En un país acostumbrado a los sobresaltos, pocas cosas logran sacudir la opinión pública como una carta escrita a mano, sin mayor ornamento, pero cargada de acusaciones que, de ser ciertas, comprometen no solo la imagen, sino la estabilidad de una nación. La misiva de Álvaro Leyva Durán, excanciller del actual gobierno, enviada directamente al despacho presidencial y publicada en la madrugada —como se publican las verdades incómodas—, plantea una de las acusaciones más graves hechas a un jefe de Estado en ejercicio: el señalamiento directo de drogadicción.
Leyva, un viejo zorro de la política, curtido en negociaciones de paz y tormentas institucionales, no parece hablar desde el resentimiento personal, sino desde una preocupación más profunda: que el presidente Gustavo Petro estaría, según sus palabras, incapacitado para gobernar. “Presidente, está usted enfermo”, escribe sin rodeos, y da ejemplos concretos: desvanecimientos, desapariciones en visitas oficiales a Italia, Chile y China, comportamientos erráticos y, lo más delicado, la aparente indiferencia del entorno presidencial.
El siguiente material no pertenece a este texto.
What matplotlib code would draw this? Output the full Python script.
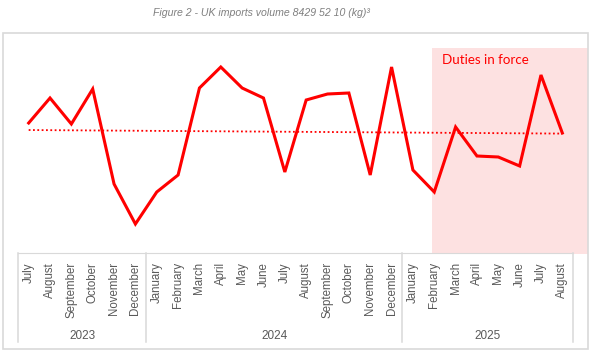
import numpy as np
import matplotlib
matplotlib.use("Agg")
import matplotlib.pyplot as plt
from matplotlib.patches import Rectangle
from matplotlib.lines import Line2D

# monthly import volumes (arbitrary units)
months = ["July", "August", "September", "October", "November", "December",
          "January", "February", "March", "April", "May", "June", "July",
          "August", "September", "October", "November", "December",
          "January", "February", "March", "April", "May", "June", "July", "August"]
volume = [130, 155, 129, 164, 69, 29, 61, 78, 165, 186, 165, 155, 81,
          153, 159, 160, 78, 186, 83, 61, 126, 97, 96, 87, 178, 120]
years = ["2023", "2024", "2025"]
year_start = [0, 6, 18]          # index of first month in each year
duties_start = 19                # February 2025

W, H = 595, 355
fig = plt.figure(figsize=(W / 100, H / 100), dpi=100)

def fx(px):
    return px / W

def fy(py):
    return 1 - py / H

# plot area in pixels: left 18, right 573, top 48, bottom 253
ax = fig.add_axes([fx(18), fy(253), fx(573) - fx(18), fy(48) - fy(253)])
x = np.arange(len(volume))
ax.set_xlim(-0.5, len(volume) - 0.5)
ax.set_ylim(0, 205)

# outer frame
fig.patches.append(Rectangle((fx(3), fy(349)), fx(588) - fx(3), fy(33) - fy(349),
                             transform=fig.transFigure, fill=False,
                             edgecolor="#d9d9d9", linewidth=1.2))

# shaded "duties in force" region
ax.add_patch(Rectangle((duties_start - 0.1, -1), 7.3, 206, facecolor="#fde1e1",
                       edgecolor="none", clip_on=False, zorder=0))
ax.text(duties_start + 0.35, 193, "Duties in force", color="#ff0000",
        fontsize=9.6, family="Lato", va="center", ha="left")

ax.plot(x, volume, color="#ff0000", linewidth=2.2, solid_joinstyle="miter", zorder=3)
k, b = np.polyfit(x, volume, 1)
ax.plot(x, k * x + b, color="#ff0000", linewidth=1.3, linestyle=(0, (1, 1.4)), zorder=2)

for s in ["top", "right", "left"]:
    ax.spines[s].set_visible(False)
ax.spines["bottom"].set_color("#d9d9d9")
ax.set_yticks([])
ax.set_xticks(x)
ax.set_xticklabels(months, rotation=90, fontsize=8.3, color="#595959",
                   family="Liberation Sans")
ax.tick_params(axis="x", length=0, pad=6.5)

# year group separators and labels
bounds = year_start + [len(volume)]
for i in range(len(bounds)):
    xb = bounds[i] - 0.5
    ax.add_line(Line2D([xb, xb], [0, -89], color="#d9d9d9", linewidth=1.1,
                       clip_on=False))
for i, yr in enumerate(years):
    xc = (bounds[i] + bounds[i + 1] - 1) / 2
    ax.text(xc, -83, yr, ha="center", va="center", fontsize=8.5, color="#595959",
            family="Liberation Sans")

fig.text(fx(261), fy(13), "Figure 2 - UK imports volume 8429 52 10 (kg)³", ha="center",
         va="center", fontsize=7.6, style="italic", color="#7f7f7f",
         family="Liberation Sans")

fig.savefig("out.png", dpi=100)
La carta no es nueva. Es, en realidad, una segunda entrega de lo que ya había comenzado a denunciar en París, cuando —según dice— descubrió que Petro no estaba bien. Aquella primera revelación pasó con escaso eco; esta, sin embargo, por su tono y momento, ha encendido alarmas. El silencio institucional frente a la salud física y mental del presidente, en cualquier democracia funcional, es un síntoma de descomposición. En Colombia, se normaliza.
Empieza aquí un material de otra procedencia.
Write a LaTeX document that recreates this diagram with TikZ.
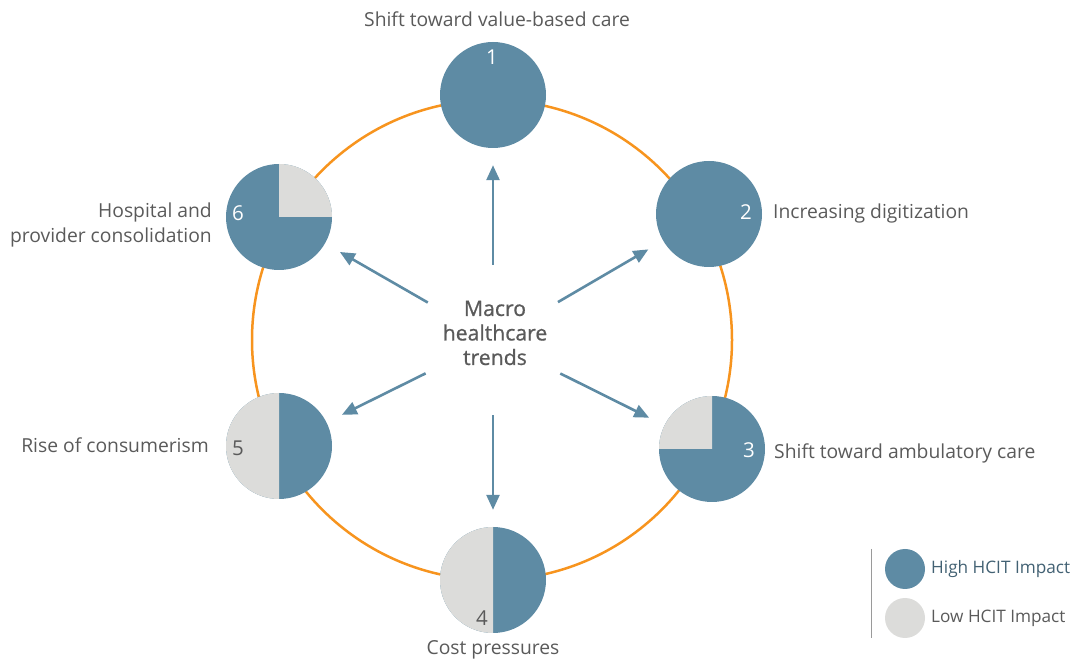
\documentclass[tikz,border=0pt]{standalone}
\usepackage{fontspec}
\setmainfont{Open Sans}
\usetikzlibrary{arrows.meta}
\definecolor{hiblue}{HTML}{5E8BA4}
\definecolor{logray}{HTML}{DCDCDA}
\definecolor{ring}{HTML}{F7941E}
\definecolor{txt}{HTML}{5A5A5A}
\definecolor{legline}{HTML}{9A9A9A}
\begin{document}
\begin{tikzpicture}[x=1pt,y=1pt,
  trend/.style={circle,fill=hiblue,minimum size=106pt,inner sep=0pt},
  num/.style={font=\fontsize{20.5}{24}\selectfont,text=white,inner sep=0pt},
  numdark/.style={num,text=txt},
  lbl/.style={font=\fontsize{19.3}{25}\selectfont,text=txt,inner sep=0pt},
  spoke/.style={draw=hiblue,line width=2.6pt,-{Triangle[length=15pt,width=13pt]},shorten >=17pt},
  legdot/.style={circle,minimum size=40pt,inner sep=0pt},
  legtxt/.style={font=\fontsize{17.2}{20}\selectfont,inner sep=0pt,anchor=west}]
\useasboundingbox (0,0) rectangle (1077,659);

% ring linking the six trends
\draw[ring,line width=2.5pt] (492,319) circle[radius=240pt];

% trend circles
\node[trend] (c1) at (493,564) {};
\node[trend] (c2) at (709,445) {};
\node[trend] (c3) at (712,210) {};
\node[trend] (c4) at (493,79) {};
\node[trend] (c5) at (279,213) {};
\node[trend] (c6) at (279,442) {};

% low-impact shares
\fill[logray] (c3.center) -- ++(0,53pt) arc[start angle=90,end angle=180,radius=53pt] -- cycle;
\fill[logray] (c6.center) -- ++(53pt,0) arc[start angle=0,end angle=90,radius=53pt] -- cycle;
\fill[logray] (c4.center) -- ++(0,53pt) arc[start angle=90,end angle=270,radius=53pt] -- cycle;
\fill[logray] (c5.center) -- ++(0,53pt) arc[start angle=90,end angle=270,radius=53pt] -- cycle;

% numbers
\node[num] (n1) at (492,602) {1};
\node[num] (n2) at (746,447) {2};
\node[num] (n3) at (749,209) {3};
\node[numdark] (n4) at (482,41) {4};
\node[numdark] (n5) at (238,211) {5};
\node[num] (n6) at (238,446) {6};

% labels
\node[lbl,anchor=base] (l1) at (497,632) {Shift toward value-based care};
\node[lbl,anchor=base west] (l2) at (773,440) {Increasing digitization};
\node[lbl,anchor=base west] (l3) at (774,200) {Shift toward ambulatory care};
\node[lbl,anchor=base] (l4) at (493,4) {Cost pressures};
\node[lbl,anchor=base east] (l5) at (209,206) {Rise of consumerism};
\node[lbl,anchor=north east,align=right] (l6) at (212,456) {Hospital and\\provider consolidation};

% hub and spokes
\node[circle,minimum size=150pt,inner sep=0pt] (hub) at (493,319) {};
\node[font=\fontsize{21.2}{24.5}\selectfont\addfontfeatures{FakeBold=0.8},text=txt,align=center,inner sep=0pt] (title) at (495,326) {Macro\\healthcare\\trends};
\foreach \t in {c1,c2,c3,c4,c5,c6}
  \draw[spoke] (hub) -- (\t);

% legend
\draw[legline,line width=1pt] (871,110) coordinate (lgtop) -- (871,21) coordinate (lgbot);
\node[legdot,fill=hiblue] (dhi) at (905,90) {};
\node[legdot,fill=logray] (dlo) at (905,41) {};
\node[legtxt,text=hiblue!70!black] (thi) at (931,90) {High HCIT Impact};
\node[legtxt,text=txt] (tlo) at (931,41) {Low HCIT Impact};
\end{tikzpicture}
\end{document}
El presidente Petro ha respondido, sí, pero no con claridad ni contundencia. En lugar de presentar pruebas médicas o someterse a una revisión transparente, ha optado por la ironía y las evasivas: primero dijo que estaba en museos de París, luego con su familia, después que se distrajo “viendo mujeres hermosas”. Estas respuestas, lejos de desmentir, alimentan la sospecha. La política moderna exige explicaciones técnicas, no ocurrencias de entrevista.
Que un canciller, parte del primer círculo de confianza, haga pública una carta con tales señalamientos no es un gesto menor. Leyva, quien ha pagado altos costos por su cercanía con Petro y su defensa de la paz total, no es un opositor más: es un hombre de Estado, y por tanto, su palabra pesa. Si miente, debe enfrentar las consecuencias jurídicas. Si dice la verdad, el país entero está en una peligrosa negación.
Más allá del morbo mediático o del interés partidista, el asunto central no es la vida privada del presidente. Es su capacidad de ejercer el cargo más alto del Estado. Si hay una adicción, debe tratarse. Si no la hay, debe aclararse con rigor. Pero permitir que la sospecha se instale sin respuesta es un lujo que Colombia no puede darse, menos aún en un momento de tanta polarización y fractura institucional.
En estos tiempos donde la transparencia se exige a gritos y los liderazgos deben estar a la altura de la historia, el país necesita más que un tuit o un desmentido sarcástico. Requiere altura, responsabilidad, y, sobre todo, respeto por la ciudadanía. El poder no otorga inmunidad frente a la verdad.
El eco de la carta de Leyva no morirá en redes sociales ni en el próximo titular. Se ha sembrado una duda que solo puede ser despejada con hechos, no con discursos. La pelota está en la cancha de la presidencia, y el tiempo para responder con seriedad se agota.